David Jacobs has his own connection to Pittsburgh – he grew up in the city’s suburbs and took swimming lessons and attended summer camp at the Pittsburgh JCC as a kid, and after college he worked there as a professional.

“I have a very special love for Pittsburgh,” Jacobs said.

For Bassette, that was yet another reason she was happy to serve in Pittsburgh. 

“I knew that David is from Pittsburgh. He is very compassionate about people and I think he really has just the biggest heart ever,” she said. “So that was another reason I was happy to serve these people in the Squirrel Hill area.” 

Bassette is honored to have been the Mandell JCC’s JResponse representative.

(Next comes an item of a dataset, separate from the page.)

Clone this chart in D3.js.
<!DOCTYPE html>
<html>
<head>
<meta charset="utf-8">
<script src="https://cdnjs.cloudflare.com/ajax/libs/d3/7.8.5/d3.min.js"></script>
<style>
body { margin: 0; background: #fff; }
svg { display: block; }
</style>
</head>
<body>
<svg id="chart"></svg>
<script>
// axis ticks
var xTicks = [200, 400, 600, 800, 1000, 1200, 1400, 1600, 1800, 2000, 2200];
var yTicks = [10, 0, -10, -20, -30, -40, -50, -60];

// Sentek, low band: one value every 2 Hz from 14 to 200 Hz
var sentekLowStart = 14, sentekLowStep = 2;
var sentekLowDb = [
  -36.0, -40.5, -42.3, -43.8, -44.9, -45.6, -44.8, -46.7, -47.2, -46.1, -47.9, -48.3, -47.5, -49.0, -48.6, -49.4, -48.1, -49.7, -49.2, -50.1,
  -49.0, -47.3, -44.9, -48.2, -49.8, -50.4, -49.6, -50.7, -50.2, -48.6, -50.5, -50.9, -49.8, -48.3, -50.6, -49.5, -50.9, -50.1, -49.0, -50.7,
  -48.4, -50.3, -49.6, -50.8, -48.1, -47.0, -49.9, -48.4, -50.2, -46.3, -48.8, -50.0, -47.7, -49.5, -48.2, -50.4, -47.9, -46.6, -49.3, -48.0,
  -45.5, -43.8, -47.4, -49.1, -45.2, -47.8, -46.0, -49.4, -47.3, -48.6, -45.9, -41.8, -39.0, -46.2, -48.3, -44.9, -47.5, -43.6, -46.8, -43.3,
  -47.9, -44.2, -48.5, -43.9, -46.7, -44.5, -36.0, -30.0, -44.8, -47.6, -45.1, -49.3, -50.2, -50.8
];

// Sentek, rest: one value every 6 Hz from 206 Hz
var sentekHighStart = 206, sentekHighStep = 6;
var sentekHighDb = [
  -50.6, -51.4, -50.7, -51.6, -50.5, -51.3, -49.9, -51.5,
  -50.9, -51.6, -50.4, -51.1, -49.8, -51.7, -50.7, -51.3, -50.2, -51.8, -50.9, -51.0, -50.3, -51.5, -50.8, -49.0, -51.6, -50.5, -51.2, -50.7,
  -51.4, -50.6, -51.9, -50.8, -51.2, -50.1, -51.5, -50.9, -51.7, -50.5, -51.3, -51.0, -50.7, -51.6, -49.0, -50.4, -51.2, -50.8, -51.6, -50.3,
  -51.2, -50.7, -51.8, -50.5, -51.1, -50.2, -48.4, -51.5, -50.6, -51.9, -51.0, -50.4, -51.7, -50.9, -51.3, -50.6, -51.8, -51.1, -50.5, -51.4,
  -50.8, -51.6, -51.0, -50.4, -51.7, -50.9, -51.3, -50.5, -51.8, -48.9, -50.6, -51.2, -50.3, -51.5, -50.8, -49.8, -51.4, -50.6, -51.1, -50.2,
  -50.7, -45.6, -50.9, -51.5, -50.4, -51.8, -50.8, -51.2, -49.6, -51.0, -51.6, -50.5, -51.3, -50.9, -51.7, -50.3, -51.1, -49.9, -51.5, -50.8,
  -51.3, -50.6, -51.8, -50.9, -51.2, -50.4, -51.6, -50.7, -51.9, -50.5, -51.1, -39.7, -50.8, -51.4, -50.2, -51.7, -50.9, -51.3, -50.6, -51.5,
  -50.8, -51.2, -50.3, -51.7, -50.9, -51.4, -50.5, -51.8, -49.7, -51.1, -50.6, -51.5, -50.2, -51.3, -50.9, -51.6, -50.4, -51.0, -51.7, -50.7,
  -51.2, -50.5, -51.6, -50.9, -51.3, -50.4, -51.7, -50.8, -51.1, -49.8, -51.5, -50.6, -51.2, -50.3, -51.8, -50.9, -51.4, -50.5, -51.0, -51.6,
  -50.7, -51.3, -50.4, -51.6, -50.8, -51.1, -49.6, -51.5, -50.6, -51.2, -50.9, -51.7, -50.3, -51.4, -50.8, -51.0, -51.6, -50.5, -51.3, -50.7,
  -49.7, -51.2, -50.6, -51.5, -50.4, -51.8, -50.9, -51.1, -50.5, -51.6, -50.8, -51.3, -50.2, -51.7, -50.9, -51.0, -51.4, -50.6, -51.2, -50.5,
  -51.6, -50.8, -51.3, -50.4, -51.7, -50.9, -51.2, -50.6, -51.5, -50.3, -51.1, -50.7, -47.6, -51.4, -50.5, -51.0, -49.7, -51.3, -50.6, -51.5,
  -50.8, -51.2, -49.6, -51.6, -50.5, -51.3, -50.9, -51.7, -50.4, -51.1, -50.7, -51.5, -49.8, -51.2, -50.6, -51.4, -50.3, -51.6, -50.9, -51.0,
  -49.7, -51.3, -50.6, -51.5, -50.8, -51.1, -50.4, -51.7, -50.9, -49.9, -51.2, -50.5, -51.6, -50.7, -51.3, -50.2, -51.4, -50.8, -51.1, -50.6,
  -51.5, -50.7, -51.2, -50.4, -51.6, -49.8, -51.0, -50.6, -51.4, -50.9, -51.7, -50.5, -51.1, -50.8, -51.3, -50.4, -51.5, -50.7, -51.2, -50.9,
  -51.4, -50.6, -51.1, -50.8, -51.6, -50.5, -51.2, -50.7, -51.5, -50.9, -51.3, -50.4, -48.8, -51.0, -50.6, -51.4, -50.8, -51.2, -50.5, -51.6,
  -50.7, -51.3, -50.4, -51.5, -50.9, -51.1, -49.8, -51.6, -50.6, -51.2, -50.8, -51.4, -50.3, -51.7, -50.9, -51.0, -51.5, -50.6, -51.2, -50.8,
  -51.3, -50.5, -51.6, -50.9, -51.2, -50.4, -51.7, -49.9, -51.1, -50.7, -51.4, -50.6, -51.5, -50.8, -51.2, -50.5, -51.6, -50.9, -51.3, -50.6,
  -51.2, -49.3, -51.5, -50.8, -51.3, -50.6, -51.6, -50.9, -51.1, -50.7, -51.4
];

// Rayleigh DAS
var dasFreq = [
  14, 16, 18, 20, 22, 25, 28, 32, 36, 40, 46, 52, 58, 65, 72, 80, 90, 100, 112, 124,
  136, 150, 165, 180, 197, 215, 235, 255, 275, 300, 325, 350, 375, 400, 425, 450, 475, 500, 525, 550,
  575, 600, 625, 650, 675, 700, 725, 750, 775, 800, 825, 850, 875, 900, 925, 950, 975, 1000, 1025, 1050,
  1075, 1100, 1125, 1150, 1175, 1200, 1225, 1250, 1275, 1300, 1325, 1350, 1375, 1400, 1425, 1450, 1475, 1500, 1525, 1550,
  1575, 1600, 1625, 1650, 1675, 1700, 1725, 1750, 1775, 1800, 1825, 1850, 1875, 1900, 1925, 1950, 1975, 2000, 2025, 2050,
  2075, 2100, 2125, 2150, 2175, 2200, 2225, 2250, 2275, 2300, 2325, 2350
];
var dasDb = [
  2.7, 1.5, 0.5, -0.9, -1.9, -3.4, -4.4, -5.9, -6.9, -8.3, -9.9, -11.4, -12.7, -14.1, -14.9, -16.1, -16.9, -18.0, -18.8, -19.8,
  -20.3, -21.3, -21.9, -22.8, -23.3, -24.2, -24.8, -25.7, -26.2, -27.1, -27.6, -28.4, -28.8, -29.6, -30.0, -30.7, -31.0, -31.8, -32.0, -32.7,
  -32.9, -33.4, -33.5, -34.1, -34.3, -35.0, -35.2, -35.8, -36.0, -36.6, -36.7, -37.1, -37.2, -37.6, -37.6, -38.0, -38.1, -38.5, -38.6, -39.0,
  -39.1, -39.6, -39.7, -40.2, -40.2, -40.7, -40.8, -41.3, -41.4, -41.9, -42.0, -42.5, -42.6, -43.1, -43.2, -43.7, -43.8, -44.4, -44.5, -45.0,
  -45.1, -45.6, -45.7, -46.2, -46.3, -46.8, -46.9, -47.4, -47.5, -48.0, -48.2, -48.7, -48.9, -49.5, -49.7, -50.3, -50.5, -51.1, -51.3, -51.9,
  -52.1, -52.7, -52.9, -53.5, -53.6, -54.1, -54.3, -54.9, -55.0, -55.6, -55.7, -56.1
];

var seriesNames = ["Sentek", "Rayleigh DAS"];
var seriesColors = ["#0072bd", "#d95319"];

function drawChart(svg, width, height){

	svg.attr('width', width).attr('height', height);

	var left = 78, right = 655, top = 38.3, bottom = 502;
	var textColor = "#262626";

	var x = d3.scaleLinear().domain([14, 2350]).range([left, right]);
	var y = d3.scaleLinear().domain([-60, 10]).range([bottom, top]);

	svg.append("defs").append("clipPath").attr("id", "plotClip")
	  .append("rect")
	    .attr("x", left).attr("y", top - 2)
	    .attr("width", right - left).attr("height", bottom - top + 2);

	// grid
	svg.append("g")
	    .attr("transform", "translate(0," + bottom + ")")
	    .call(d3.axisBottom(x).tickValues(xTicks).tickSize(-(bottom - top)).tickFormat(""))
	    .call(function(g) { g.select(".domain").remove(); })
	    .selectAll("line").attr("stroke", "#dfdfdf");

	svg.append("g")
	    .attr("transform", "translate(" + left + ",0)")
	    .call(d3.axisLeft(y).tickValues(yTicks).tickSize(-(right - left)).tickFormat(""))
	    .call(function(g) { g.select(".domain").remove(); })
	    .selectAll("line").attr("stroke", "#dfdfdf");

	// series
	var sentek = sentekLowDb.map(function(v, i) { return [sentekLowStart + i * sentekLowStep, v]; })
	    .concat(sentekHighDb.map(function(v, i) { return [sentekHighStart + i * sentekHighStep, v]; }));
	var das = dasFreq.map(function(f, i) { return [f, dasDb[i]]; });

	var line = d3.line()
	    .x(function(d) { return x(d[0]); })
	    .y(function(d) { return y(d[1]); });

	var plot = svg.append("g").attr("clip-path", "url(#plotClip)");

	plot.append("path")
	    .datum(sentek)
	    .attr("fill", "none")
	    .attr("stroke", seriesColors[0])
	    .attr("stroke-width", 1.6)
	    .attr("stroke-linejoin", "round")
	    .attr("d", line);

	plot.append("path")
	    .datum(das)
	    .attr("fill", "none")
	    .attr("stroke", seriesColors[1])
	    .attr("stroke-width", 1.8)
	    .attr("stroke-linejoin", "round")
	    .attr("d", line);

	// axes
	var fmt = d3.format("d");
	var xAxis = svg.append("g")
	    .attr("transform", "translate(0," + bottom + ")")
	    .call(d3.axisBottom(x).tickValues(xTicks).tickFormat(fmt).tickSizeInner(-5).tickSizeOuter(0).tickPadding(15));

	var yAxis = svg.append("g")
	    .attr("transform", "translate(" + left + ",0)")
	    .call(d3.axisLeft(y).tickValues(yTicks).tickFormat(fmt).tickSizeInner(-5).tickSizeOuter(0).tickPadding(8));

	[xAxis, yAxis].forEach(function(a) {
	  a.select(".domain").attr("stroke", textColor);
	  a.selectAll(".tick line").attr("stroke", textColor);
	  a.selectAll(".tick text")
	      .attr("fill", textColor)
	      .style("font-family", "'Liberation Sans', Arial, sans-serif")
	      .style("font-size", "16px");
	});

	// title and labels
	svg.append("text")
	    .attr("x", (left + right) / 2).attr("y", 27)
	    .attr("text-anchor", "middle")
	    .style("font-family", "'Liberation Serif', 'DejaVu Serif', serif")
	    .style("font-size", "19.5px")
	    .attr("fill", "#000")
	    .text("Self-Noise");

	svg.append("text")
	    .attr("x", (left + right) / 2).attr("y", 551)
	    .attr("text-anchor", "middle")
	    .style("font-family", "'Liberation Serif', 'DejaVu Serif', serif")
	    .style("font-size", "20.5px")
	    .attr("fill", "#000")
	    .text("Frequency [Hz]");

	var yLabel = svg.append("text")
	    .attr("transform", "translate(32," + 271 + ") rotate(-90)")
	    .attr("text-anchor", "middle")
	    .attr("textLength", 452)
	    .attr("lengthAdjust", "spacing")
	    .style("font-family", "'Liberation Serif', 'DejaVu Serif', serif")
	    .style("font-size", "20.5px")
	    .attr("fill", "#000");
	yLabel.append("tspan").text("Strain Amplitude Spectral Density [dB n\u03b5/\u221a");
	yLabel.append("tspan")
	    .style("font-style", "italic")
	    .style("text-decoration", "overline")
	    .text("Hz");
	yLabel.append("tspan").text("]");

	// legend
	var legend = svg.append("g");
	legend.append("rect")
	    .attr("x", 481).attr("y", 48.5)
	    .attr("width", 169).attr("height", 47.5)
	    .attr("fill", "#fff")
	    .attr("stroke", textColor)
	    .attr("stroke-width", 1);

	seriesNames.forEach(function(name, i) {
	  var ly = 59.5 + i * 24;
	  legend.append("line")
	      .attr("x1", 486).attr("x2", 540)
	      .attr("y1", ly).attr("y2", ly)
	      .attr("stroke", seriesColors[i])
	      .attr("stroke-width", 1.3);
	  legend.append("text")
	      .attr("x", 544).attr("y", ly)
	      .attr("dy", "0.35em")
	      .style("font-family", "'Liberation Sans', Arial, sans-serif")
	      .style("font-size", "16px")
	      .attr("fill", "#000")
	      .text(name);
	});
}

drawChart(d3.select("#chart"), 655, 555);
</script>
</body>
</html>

“What a fabulous thing to be selected by your hometown JCC to come and serve in this way and be able to just step in and not miss a beat. One thing I can tell you from my years of working here [at the Mandell JCC] is that it is a pretty special place,” she says. “I love it because I love to work with people. To be able to go as part of the JResponse team and use those skills and connect with all these people was fantastic.”

Besides his pride in Bassette and her contribution to the Pittsburgh Jewish community, Jacobs also praised JCCs in general for their dedication to their communities.

“People came from JCCs all over the country to do this and it as a real important statement about our JCC movement — no one is in it alone; we are all in it together.”

CAP: The Mandell JCC’s Bonnie Bassette (3rd from left) joined with other JResponse team members to assist at the JCC of Greater Pittsburgh in the aftermath of the Tree of Life Synagogue massacre.